If you've seen Silence of the Lambs, look closely at this shot of the main street of Alice Town. Remember the final scene in the movie when Anthony Hopkins (Dr. Lechter) calls Jody Foster (the FBI agent) from a pay phone? This is the street that was in the background. Apparently this is about as busy as things get around here, so they must have brought in a few extras to fill the street for that scene!

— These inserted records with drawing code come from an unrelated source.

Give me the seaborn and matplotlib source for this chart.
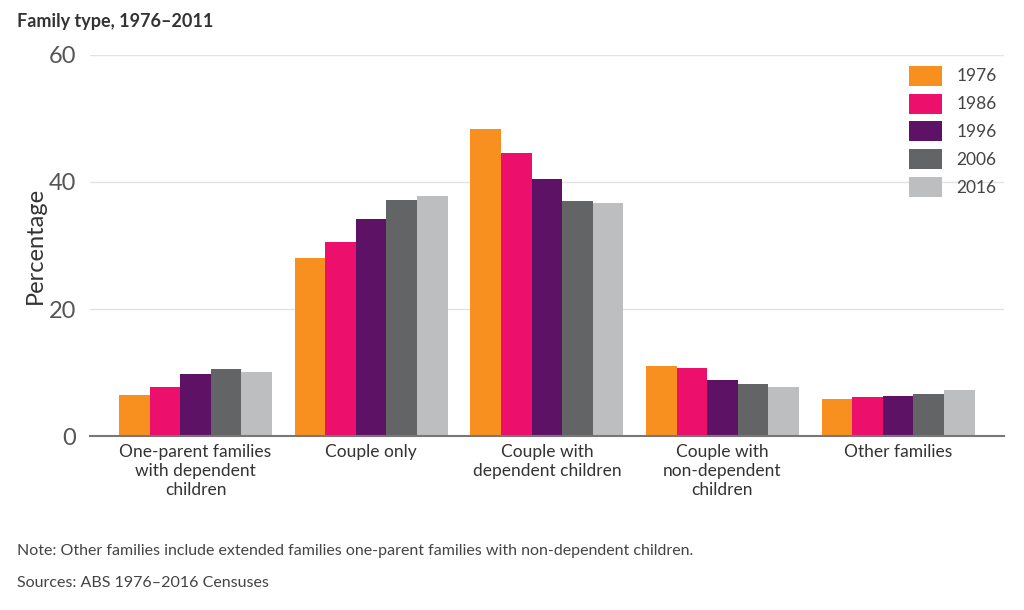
import pandas as pd
import matplotlib.pyplot as plt
import seaborn as sns

categories = ["One-parent families\nwith dependent\nchildren", "Couple only",
              "Couple with\ndependent children", "Couple with\nnon-dependent\nchildren",
              "Other families"]
years = ["1976", "1986", "1996", "2006", "2016"]
values = {
    "1976": [6.4, 28.1, 48.3, 11.1, 5.8],
    "1986": [7.7, 30.6, 44.6, 10.7, 6.1],
    "1996": [9.8, 34.1, 40.5, 8.9, 6.3],
    "2006": [10.6, 37.2, 37.0, 8.2, 6.7],
    "2016": [10.1, 37.8, 36.7, 7.8, 7.2],
}
colors = ["#F7901E", "#EC0F6B", "#5E1266", "#636466", "#BCBEC0"]

rows = []
for y in years:
    for c, v in zip(categories, values[y]):
        rows.append({"Family": c, "Year": y, "Percentage": v})
df = pd.DataFrame(rows)

sns.set_style("white")
plt.rcParams['font.family'] = ['Lato', 'DejaVu Sans']

fig = plt.figure(figsize=(10.24, 6.1), dpi=100)
ax = fig.add_axes([0.088, 0.285, 0.892, 0.625])

sns.barplot(data=df, x="Family", y="Percentage", hue="Year", palette=colors,
            width=0.87, saturation=1, linewidth=0, ax=ax, zorder=3)

ax.set_xlim(-0.6, 4.6)
ax.set_ylim(0, 60)
ax.set_yticks([0, 20, 40, 60])
ax.yaxis.grid(True, color="#e3e3e3", linewidth=1, zorder=0)
ax.set_axisbelow(True)
for s in ["left", "right", "top"]:
    ax.spines[s].set_visible(False)
ax.spines["bottom"].set_color("#777777")
ax.spines["bottom"].set_linewidth(1.5)
ax.spines["bottom"].set_zorder(5)
ax.tick_params(axis="y", length=0, labelsize=17, labelcolor="#555555", pad=10)
ax.tick_params(axis="x", length=0, labelsize=12.5, labelcolor="#333333", pad=6)
ax.set_xlabel("")
ax.set_ylabel("Percentage", fontsize=17, color="#333333", labelpad=2)

leg = ax.legend(loc="upper right", bbox_to_anchor=(1.0, 0.99), frameon=False,
                fontsize=12.5, handlelength=1.9, handleheight=1.4,
                labelspacing=0.45, handletextpad=0.8, borderaxespad=0)
for t in leg.get_texts():
    t.set_color("#444444")

fig.text(0.017, 0.955, "Family type, 1976\u20132011", fontsize=13, fontweight="bold",
         color="#333333")
fig.text(0.017, 0.09, "Note: Other families include extended families one-parent families with non-dependent children.",
         fontsize=11.5, color="#444444")
fig.text(0.017, 0.038, "Sources: ABS 1976\u20132016 Censuses", fontsize=11.5, color="#444444")

plt.savefig("out.png", dpi=100)
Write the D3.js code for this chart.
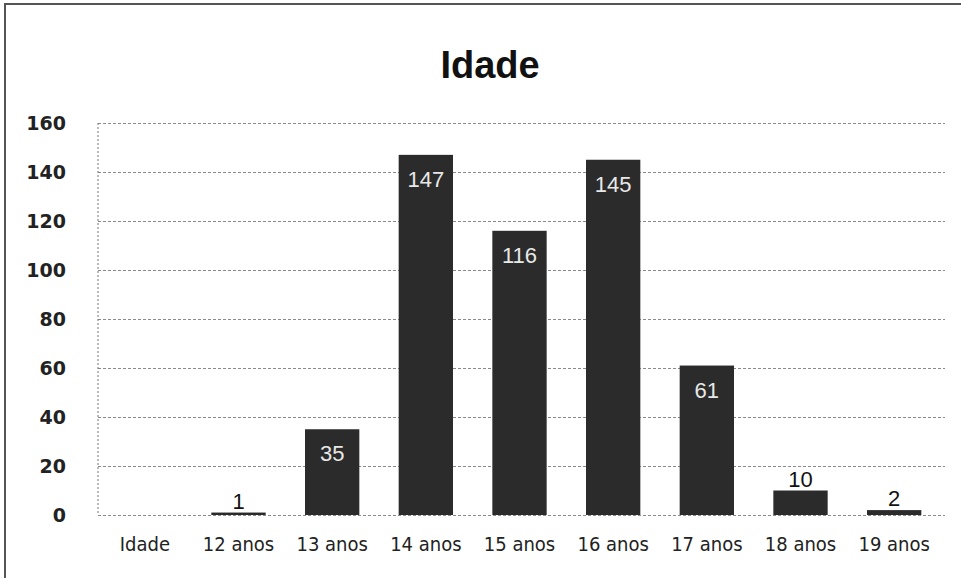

One of the novelties we discovered here is the use of sea planes to fly from island-to-island and island-to-Florida. I thought that was only the stuff of movies, but it turns out to be a viable use of the old Grumman Goose. The story we got locally is that these planes are owned & operated by a Jimmy Buffett charter flight business. I'm not too sure how much weight to put on that bit of info, but whoever operates these charter flights must find No. Bimini a challenge since they have to fly through the anchorage for most takeoffs and landings. Last week we saw as many as 4 flights per day. The terminal they use says Chalk's International and you can see the ramp where the plane pulls up out of the water to load/unload passengers. I remember mention of Chalk's in a novel that Jimmy Buffett wrote (Where's Joe Merchant? I think). But the way it sounded I thought it was defunct.

We also discovered a strange looking 'thing' that I can only describe as a black coccoon. In some ways it looked like little bits of asphalt that had been stuck together by insects for a hive. Certainly the stuff of an X Files episode.. I thought that the Admiral should maybe take a closer look and maybe poke at the thing a little but she told me what I could do with my closer look! If you have any ideas what this thing is, please let me know.

We also came across this wreck near the entrance to No. Bimini harbor. You may still be able to make out the name Gallant Lady on the bridge. Gallant Lady fell victim to one of the storms that hammer this area on occasion. A grim reminder of what awaits those that become careless! From the look of it, this must have seen service as one of the mail boats that bring not only the mail but also supplies that feed, clothe and house the inhabitants of the Bahamas.

Check out this shot along the west side of the anchorage. See the piles of rubble extending into the harbor? That's conch shell [pronounced conk] piled there... and several other places around town as well. At the rate shells seem to be piling up here I can't imagine conch not being on the endangered species list soon! The other shot is from the seawall where we land our dinghy to get into town. Things are pretty convenient here with a small market and a coin laundry across the street. And finding things is pretty easy anyway since the residents here are very friendly. Nearly everyone greets you with a smile.

Btw, Bimini has a local specialty called Bimini bread. Of course we had to try some and really like it. But my favorite is the local banana bread! I doubt it would keep very long, so I won't be able to stash more than a couple loaves when we leave town!

It's a good thing the outboard is working again and that things are so convenient cuz it looks like we'll be here awhile longer. A nasty front came through Sunday nite (30 Mar) and has things pretty well shut down for cruising. It looks at the moment like we won't be able to get out of here until Thursday (4 Apr). The winds Sunday night and this morning had gusts up to 33 kts and it's been averaging over 20 kts since. Thankfully the harbor is protected, but as the wind gets around to the N it looks like it will get a little uncomfortable since there's a long north-south fetch in the harbor. Oh joy.

At the moment we think we'll be headed to the Berrys when we leave here. The Berrys is a chain of cays about 70 miles E of Bimini that stretch in a southerly arc. We'll send more along the way.